Given task:
Restate the data word for word and leave the images out.

----

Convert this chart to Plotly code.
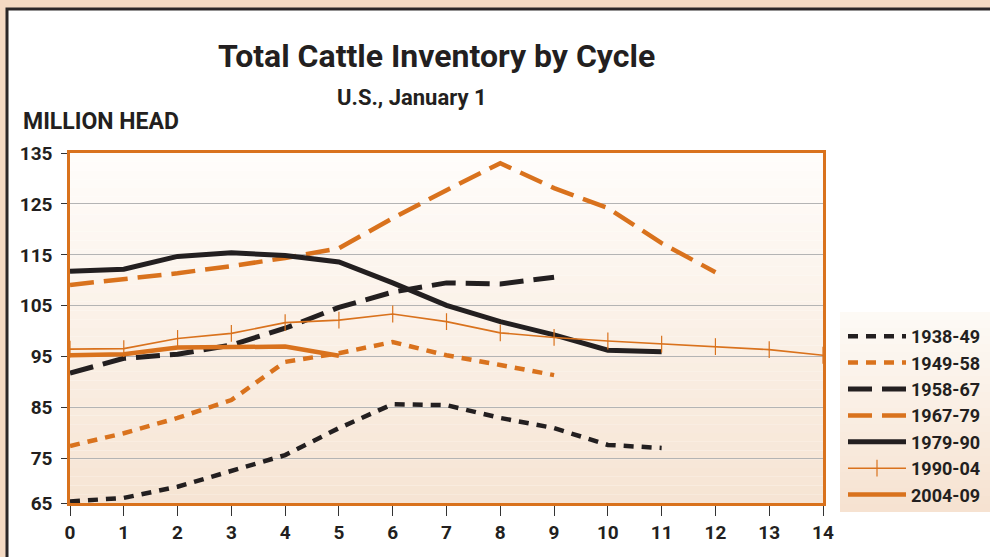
import plotly.graph_objects as go

# ---- data ----
x_ticks = list(range(15))
x_labels = [str(i) for i in x_ticks]
y_tickvals = [66.3, 75, 85, 95, 105, 115, 125, 135]
y_ticktext = ["65", "75", "85", "95", "105", "115", "125", "135"]

c1938_49 = [66.6, 67.3, 69.5, 72.5, 75.7, 81.0, 85.7, 85.5, 83.0, 81.0, 77.7, 77.1]
c1949_58 = [77.5, 80.0, 83.0, 86.5, 94.0, 95.7, 97.9, 95.3, 93.4, 91.4]
c1958_67 = [91.8, 94.7, 95.5, 97.3, 100.6, 104.7, 107.7, 109.5, 109.3, 110.6]
c1967_79 = [109.1, 110.2, 111.4, 112.8, 114.4, 116.3, 122.2, 127.7, 133.0, 128.1, 124.2, 117.3, 111.6]
c1979_90 = [111.8, 112.2, 114.7, 115.4, 114.9, 113.6, 109.5, 105.1, 101.9, 99.3, 96.3, 96.0]
c1990_04 = [96.5, 96.6, 98.6, 99.6, 101.7, 102.2, 103.4, 101.9, 99.7, 98.8, 98.1, 97.5, 97.0, 96.4, 95.3]
c2004_09 = [95.3, 95.5, 96.8, 97.0, 97.0, 95.2]

ORANGE = "#d9721d"
BLACK = "#231f20"
FONT = "Roboto, 'Liberation Sans Narrow', 'DejaVu Sans Condensed', Arial, sans-serif"

fig = go.Figure()

def add(name, vals, color, width, dash, marker=None):
    kw = {}
    mode = "lines"
    if marker:
        mode = "lines+markers"
        kw["marker"] = marker
    fig.add_trace(go.Scatter(
        x=list(range(len(vals))), y=vals, name=name, mode=mode,
        line=dict(color=color, width=width, dash=dash), **kw))

add("1938-49", c1938_49, BLACK, 4.5, "10px,8px")
add("1949-58", c1949_58, ORANGE, 4.5, "10px,8px")
add("1958-67", c1958_67, BLACK, 5, "24px,10px")
add("1967-79", c1967_79, ORANGE, 4.5, "24px,10px")
add("1979-90", c1979_90, BLACK, 5, "solid")
add("1990-04", c1990_04, ORANGE, 1.6, "solid",
    marker=dict(symbol="line-ns-open", size=12, color=ORANGE, line=dict(color=ORANGE, width=1.2)))
add("2004-09", c2004_09, ORANGE, 4.5, "solid")

# ---- background / frame shapes ----
FW, FH = 990, 557
L, R, T, B = 70, 823, 153, 503
W = R - L
H = B - T

def px_x(p):
    return (p - L) / W

def px_y(p):
    return (B - p) / H

shapes = []
# white panel with dark frame
shapes.append(dict(type="rect", xref="paper", yref="paper",
                   x0=px_x(7), x1=px_x(1010), y0=px_y(580), y1=px_y(9),
                   fillcolor="white", line=dict(color="#2a2627", width=3), layer="below"))

def lerp(c1, c2, t):
    return "rgb(%d,%d,%d)" % tuple(round(a + (b - a) * t) for a, b in zip(c1, c2))

top_c = (246, 228, 211)
bot_c = (255, 253, 251)
N = 40
for i in range(N):
    y0 = i / N
    y1 = (i + 1) / N
    t = 1 - (i + 0.5) / N
    shapes.append(dict(type="rect", xref="paper", yref="paper", x0=0, x1=1, y0=y0, y1=y1,
                       fillcolor=lerp(top_c, bot_c, 1 - t), line=dict(width=0), layer="below"))

# legend background gradient (light at top, peach at bottom)
lg_top, lg_bot = 312, 512
leg_top_c = (253, 250, 246)
leg_bot_c = (246, 226, 208)
M = 25
for i in range(M):
    p0 = lg_top + (lg_bot - lg_top) * i / M
    p1 = lg_top + (lg_bot - lg_top) * (i + 1) / M
    shapes.append(dict(type="rect", xref="paper", yref="paper",
                       x0=px_x(840), x1=px_x(1000), y0=px_y(p1), y1=px_y(p0),
                       fillcolor=lerp(leg_top_c, leg_bot_c, (i + 0.5) / M),
                       line=dict(width=0), layer="below"))

annotations = [
    dict(text="Total Cattle Inventory by Cycle", xref="paper", yref="paper",
         x=px_x(436), y=px_y(56), xanchor="center", yanchor="middle", showarrow=False,
         font=dict(family=FONT, size=32, color=BLACK, weight="bold")),
    dict(text="U.S., January 1", xref="paper", yref="paper",
         x=px_x(412), y=px_y(97), xanchor="center", yanchor="middle", showarrow=False,
         font=dict(family=FONT, size=22, color=BLACK, weight="bold")),
    dict(text="MILLION HEAD", xref="paper", yref="paper",
         x=px_x(21), y=px_y(121), xanchor="left", yanchor="middle", showarrow=False,
         font=dict(family=FONT, size=23, color=BLACK, weight="bold")),
]

fig.update_layout(
    width=FW, height=FH,
    margin=dict(l=L, r=FW - R, t=T, b=FH - B, pad=0, autoexpand=False),
    paper_bgcolor="#f4d9c2",
    plot_bgcolor="rgba(0,0,0,0)",
    shapes=shapes,
    annotations=annotations,
    showlegend=True,
    legend=dict(xref="container", yref="container",
                x=843 / FW, y=1 - 318 / FH, xanchor="left", yanchor="top",
                bgcolor="rgba(0,0,0,0)", itemwidth=58, tracegroupgap=0,
                font=dict(family=FONT, size=18, color=BLACK, weight="bold")),
    font=dict(family=FONT, color=BLACK),
)

fig.update_xaxes(range=[0, 14], tickvals=x_ticks, ticktext=x_labels,
                 showgrid=False, zeroline=False,
                 showline=True, linecolor=ORANGE, linewidth=2.5, mirror=True,
                 ticks="outside", ticklen=10, tickwidth=1.3, tickcolor="#333",
                 tickfont=dict(family=FONT, size=19, color=BLACK, weight="bold"))
fig.update_yaxes(range=[66.3, 135], tickvals=y_tickvals, ticktext=y_ticktext,
                 showgrid=True, gridcolor="#b4b4b4", gridwidth=1.2, zeroline=False,
                 showline=True, linecolor=ORANGE, linewidth=2.5, mirror=True,
                 ticks="outside", ticklen=6, tickwidth=1.3, tickcolor="#333",
                 ticklabelstandoff=5,
                 tickfont=dict(family=FONT, size=19, color=BLACK, weight="bold"))

fig.write_html("out.html", config={"displayModeBar": False},
               post_script="document.body.style.margin='0px';document.body.style.overflow='hidden';")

----

Response for this exercise:
Convert this chart to Plotly code.
import plotly.graph_objects as go

# ---- data ----
x_ticks = list(range(15))
x_labels = [str(i) for i in x_ticks]
y_tickvals = [66.3, 75, 85, 95, 105, 115, 125, 135]
y_ticktext = ["65", "75", "85", "95", "105", "115", "125", "135"]

c1938_49 = [66.6, 67.3, 69.5, 72.5, 75.7, 81.0, 85.7, 85.5, 83.0, 81.0, 77.7, 77.1]
c1949_58 = [77.5, 80.0, 83.0, 86.5, 94.0, 95.7, 97.9, 95.3, 93.4, 91.4]
c1958_67 = [91.8, 94.7, 95.5, 97.3, 100.6, 104.7, 107.7, 109.5, 109.3, 110.6]
c1967_79 = [109.1, 110.2, 111.4, 112.8, 114.4, 116.3, 122.2, 127.7, 133.0, 128.1, 124.2, 117.3, 111.6]
c1979_90 = [111.8, 112.2, 114.7, 115.4, 114.9, 113.6, 109.5, 105.1, 101.9, 99.3, 96.3, 96.0]
c1990_04 = [96.5, 96.6, 98.6, 99.6, 101.7, 102.2, 103.4, 101.9, 99.7, 98.8, 98.1, 97.5, 97.0, 96.4, 95.3]
c2004_09 = [95.3, 95.5, 96.8, 97.0, 97.0, 95.2]

ORANGE = "#d9721d"
BLACK = "#231f20"
FONT = "Roboto, 'Liberation Sans Narrow', 'DejaVu Sans Condensed', Arial, sans-serif"

fig = go.Figure()

def add(name, vals, color, width, dash, marker=None):
    kw = {}
    mode = "lines"
    if marker:
        mode = "lines+markers"
        kw["marker"] = marker
    fig.add_trace(go.Scatter(
        x=list(range(len(vals))), y=vals, name=name, mode=mode,
        line=dict(color=color, width=width, dash=dash), **kw))

add("1938-49", c1938_49, BLACK, 4.5, "10px,8px")
add("1949-58", c1949_58, ORANGE, 4.5, "10px,8px")
add("1958-67", c1958_67, BLACK, 5, "24px,10px")
add("1967-79", c1967_79, ORANGE, 4.5, "24px,10px")
add("1979-90", c1979_90, BLACK, 5, "solid")
add("1990-04", c1990_04, ORANGE, 1.6, "solid",
    marker=dict(symbol="line-ns-open", size=12, color=ORANGE, line=dict(color=ORANGE, width=1.2)))
add("2004-09", c2004_09, ORANGE, 4.5, "solid")

# ---- background / frame shapes ----
FW, FH = 990, 557
L, R, T, B = 70, 823, 153, 503
W = R - L
H = B - T

def px_x(p):
    return (p - L) / W

def px_y(p):
    return (B - p) / H

shapes = []
# white panel with dark frame
shapes.append(dict(type="rect", xref="paper", yref="paper",
                   x0=px_x(7), x1=px_x(1010), y0=px_y(580), y1=px_y(9),
                   fillcolor="white", line=dict(color="#2a2627", width=3), layer="below"))

def lerp(c1, c2, t):
    return "rgb(%d,%d,%d)" % tuple(round(a + (b - a) * t) for a, b in zip(c1, c2))

top_c = (246, 228, 211)
bot_c = (255, 253, 251)
N = 40
for i in range(N):
    y0 = i / N
    y1 = (i + 1) / N
    t = 1 - (i + 0.5) / N
    shapes.append(dict(type="rect", xref="paper", yref="paper", x0=0, x1=1, y0=y0, y1=y1,
                       fillcolor=lerp(top_c, bot_c, 1 - t), line=dict(width=0), layer="below"))

# legend background gradient (light at top, peach at bottom)
lg_top, lg_bot = 312, 512
leg_top_c = (253, 250, 246)
leg_bot_c = (246, 226, 208)
M = 25
for i in range(M):
    p0 = lg_top + (lg_bot - lg_top) * i / M
    p1 = lg_top + (lg_bot - lg_top) * (i + 1) / M
    shapes.append(dict(type="rect", xref="paper", yref="paper",
                       x0=px_x(840), x1=px_x(1000), y0=px_y(p1), y1=px_y(p0),
                       fillcolor=lerp(leg_top_c, leg_bot_c, (i + 0.5) / M),
                       line=dict(width=0), layer="below"))

annotations = [
    dict(text="Total Cattle Inventory by Cycle", xref="paper", yref="paper",
         x=px_x(436), y=px_y(56), xanchor="center", yanchor="middle", showarrow=False,
         font=dict(family=FONT, size=32, color=BLACK, weight="bold")),
    dict(text="U.S., January 1", xref="paper", yref="paper",
         x=px_x(412), y=px_y(97), xanchor="center", yanchor="middle", showarrow=False,
         font=dict(family=FONT, size=22, color=BLACK, weight="bold")),
    dict(text="MILLION HEAD", xref="paper", yref="paper",
         x=px_x(21), y=px_y(121), xanchor="left", yanchor="middle", showarrow=False,
         font=dict(family=FONT, size=23, color=BLACK, weight="bold")),
]

fig.update_layout(
    width=FW, height=FH,
    margin=dict(l=L, r=FW - R, t=T, b=FH - B, pad=0, autoexpand=False),
    paper_bgcolor="#f4d9c2",
    plot_bgcolor="rgba(0,0,0,0)",
    shapes=shapes,
    annotations=annotations,
    showlegend=True,
    legend=dict(xref="container", yref="container",
                x=843 / FW, y=1 - 318 / FH, xanchor="left", yanchor="top",
                bgcolor="rgba(0,0,0,0)", itemwidth=58, tracegroupgap=0,
                font=dict(family=FONT, size=18, color=BLACK, weight="bold")),
    font=dict(family=FONT, color=BLACK),
)

fig.update_xaxes(range=[0, 14], tickvals=x_ticks, ticktext=x_labels,
                 showgrid=False, zeroline=False,
                 showline=True, linecolor=ORANGE, linewidth=2.5, mirror=True,
                 ticks="outside", ticklen=10, tickwidth=1.3, tickcolor="#333",
                 tickfont=dict(family=FONT, size=19, color=BLACK, weight="bold"))
fig.update_yaxes(range=[66.3, 135], tickvals=y_tickvals, ticktext=y_ticktext,
                 showgrid=True, gridcolor="#b4b4b4", gridwidth=1.2, zeroline=False,
                 showline=True, linecolor=ORANGE, linewidth=2.5, mirror=True,
                 ticks="outside", ticklen=6, tickwidth=1.3, tickcolor="#333",
                 ticklabelstandoff=5,
                 tickfont=dict(family=FONT, size=19, color=BLACK, weight="bold"))

fig.write_html("out.html", config={"displayModeBar": False},
               post_script="document.body.style.margin='0px';document.body.style.overflow='hidden';")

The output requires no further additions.